“There’s no excuse for a misspelled word,” my late grandpa once said, picking up his dictionary and grunting like a body builder lifting a heavy weight.
I agree with him, but am willing to allow for a little clemency when it comes to words and names like Chargoggagoggmanchauggagoggchaubunagungamaugg. Yes, there’s a three-mile long lake in Webster, Mass., home of the Nipmuck Native American tribe, that actually has this 45-letter name.
The lake has been in the news a lot lately up north, as two local signs that misspelled the name in 2003 have now been fixed. The name, which is Native American, is generally translated as “You fish on your side, I’ll fish on my side and nobody fishes in the middle.” There’s some dispute about this, though. The translation was thought to have come from a Worcester, Mass., reporter who fudged its true meaning. The real meaning of the lake’s name, the Webster Lake Association says, is “fishing place at the boundaries — neutral meeting grounds.”

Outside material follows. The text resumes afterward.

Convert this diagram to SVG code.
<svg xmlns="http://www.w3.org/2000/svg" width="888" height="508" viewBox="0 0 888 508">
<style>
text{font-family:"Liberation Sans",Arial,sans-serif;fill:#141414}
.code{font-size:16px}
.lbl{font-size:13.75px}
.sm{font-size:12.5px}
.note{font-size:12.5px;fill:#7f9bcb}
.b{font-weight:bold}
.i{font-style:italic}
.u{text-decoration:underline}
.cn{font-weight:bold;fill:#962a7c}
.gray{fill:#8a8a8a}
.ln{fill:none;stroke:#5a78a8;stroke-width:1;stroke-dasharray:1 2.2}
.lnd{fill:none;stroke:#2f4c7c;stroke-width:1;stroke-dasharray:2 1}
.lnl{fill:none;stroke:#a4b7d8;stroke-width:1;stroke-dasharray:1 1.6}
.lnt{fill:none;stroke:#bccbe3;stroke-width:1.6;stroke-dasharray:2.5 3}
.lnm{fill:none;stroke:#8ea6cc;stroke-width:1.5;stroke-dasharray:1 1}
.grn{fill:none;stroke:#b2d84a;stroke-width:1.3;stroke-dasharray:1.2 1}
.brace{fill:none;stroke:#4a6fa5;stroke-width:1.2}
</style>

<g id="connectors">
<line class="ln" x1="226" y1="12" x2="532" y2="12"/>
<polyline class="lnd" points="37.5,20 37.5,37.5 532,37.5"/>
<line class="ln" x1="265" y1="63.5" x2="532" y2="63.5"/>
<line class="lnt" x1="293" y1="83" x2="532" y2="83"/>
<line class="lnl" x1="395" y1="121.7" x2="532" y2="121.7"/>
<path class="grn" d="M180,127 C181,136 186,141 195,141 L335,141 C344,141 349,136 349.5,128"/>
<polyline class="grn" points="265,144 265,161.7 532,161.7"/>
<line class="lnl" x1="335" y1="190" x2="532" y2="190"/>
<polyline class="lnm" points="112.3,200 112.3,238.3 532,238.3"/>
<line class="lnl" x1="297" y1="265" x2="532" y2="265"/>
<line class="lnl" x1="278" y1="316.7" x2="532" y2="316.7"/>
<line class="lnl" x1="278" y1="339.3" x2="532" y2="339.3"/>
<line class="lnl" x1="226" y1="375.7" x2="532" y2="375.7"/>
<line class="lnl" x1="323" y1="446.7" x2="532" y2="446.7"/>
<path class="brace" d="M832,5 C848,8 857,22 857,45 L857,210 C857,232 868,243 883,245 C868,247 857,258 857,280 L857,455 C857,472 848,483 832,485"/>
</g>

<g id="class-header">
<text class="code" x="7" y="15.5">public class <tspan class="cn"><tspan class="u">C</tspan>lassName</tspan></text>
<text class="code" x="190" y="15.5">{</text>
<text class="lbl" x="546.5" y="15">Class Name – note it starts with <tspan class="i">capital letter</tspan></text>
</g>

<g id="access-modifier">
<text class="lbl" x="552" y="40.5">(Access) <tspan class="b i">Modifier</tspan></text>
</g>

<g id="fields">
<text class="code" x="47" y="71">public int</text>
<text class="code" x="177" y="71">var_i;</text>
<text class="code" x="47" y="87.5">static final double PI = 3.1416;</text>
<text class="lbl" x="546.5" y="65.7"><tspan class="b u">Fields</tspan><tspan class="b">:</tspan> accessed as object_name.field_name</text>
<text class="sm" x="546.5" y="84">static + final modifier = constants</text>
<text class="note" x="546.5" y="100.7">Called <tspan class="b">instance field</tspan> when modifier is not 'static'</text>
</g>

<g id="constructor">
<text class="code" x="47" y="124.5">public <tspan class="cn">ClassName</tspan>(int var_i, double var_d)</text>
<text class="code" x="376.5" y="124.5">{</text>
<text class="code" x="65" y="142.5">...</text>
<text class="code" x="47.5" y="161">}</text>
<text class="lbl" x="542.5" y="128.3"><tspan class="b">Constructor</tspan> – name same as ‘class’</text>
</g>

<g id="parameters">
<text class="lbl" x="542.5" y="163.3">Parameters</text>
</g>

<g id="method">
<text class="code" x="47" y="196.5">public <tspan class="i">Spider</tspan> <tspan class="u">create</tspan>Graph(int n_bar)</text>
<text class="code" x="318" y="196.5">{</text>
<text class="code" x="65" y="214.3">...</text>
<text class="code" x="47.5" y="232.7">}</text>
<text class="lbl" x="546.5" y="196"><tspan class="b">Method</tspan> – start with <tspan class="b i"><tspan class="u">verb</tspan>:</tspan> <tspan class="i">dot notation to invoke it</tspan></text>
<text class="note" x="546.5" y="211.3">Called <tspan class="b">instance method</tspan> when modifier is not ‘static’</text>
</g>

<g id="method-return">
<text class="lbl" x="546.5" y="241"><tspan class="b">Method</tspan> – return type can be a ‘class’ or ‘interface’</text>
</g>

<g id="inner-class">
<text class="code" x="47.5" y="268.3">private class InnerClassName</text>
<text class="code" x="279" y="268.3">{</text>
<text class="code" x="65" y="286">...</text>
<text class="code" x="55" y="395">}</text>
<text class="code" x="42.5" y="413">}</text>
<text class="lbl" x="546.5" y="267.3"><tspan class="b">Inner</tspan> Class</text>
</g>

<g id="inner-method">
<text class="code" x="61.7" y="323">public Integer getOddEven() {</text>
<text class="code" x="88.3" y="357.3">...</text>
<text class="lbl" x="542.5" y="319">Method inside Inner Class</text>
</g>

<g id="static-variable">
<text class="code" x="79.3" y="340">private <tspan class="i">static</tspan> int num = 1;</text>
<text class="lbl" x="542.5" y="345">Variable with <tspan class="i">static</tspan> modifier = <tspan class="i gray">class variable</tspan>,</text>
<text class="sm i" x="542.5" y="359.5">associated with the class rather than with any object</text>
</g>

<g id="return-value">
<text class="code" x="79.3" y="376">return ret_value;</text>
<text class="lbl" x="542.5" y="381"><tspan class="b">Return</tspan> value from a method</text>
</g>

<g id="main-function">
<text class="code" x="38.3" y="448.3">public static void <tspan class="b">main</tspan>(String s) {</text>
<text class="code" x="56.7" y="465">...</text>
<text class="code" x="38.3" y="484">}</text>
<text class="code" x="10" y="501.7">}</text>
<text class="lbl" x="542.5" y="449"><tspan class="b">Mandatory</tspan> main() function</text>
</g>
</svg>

It would be interesting to hear from an actual Nipmuck Native American to get a better sense of the meaning of the word and it significance to the tribe. I’m part Native American (Wampanoag tribe) and I’m from Massachusetts, so when I heard a story about the lake on National Public Radio Monday evening, I was naturally intrigued. I’ve never been to this lake, but with a name like Chargoggagoggmanchauggagoggchaubunagungamaugg, I’m guessing it’s pretty darn cool.
I’m glad people appreciate the lake and the importance of correctly spelled names enough to change the spelling on the signs. Gramps would be proud.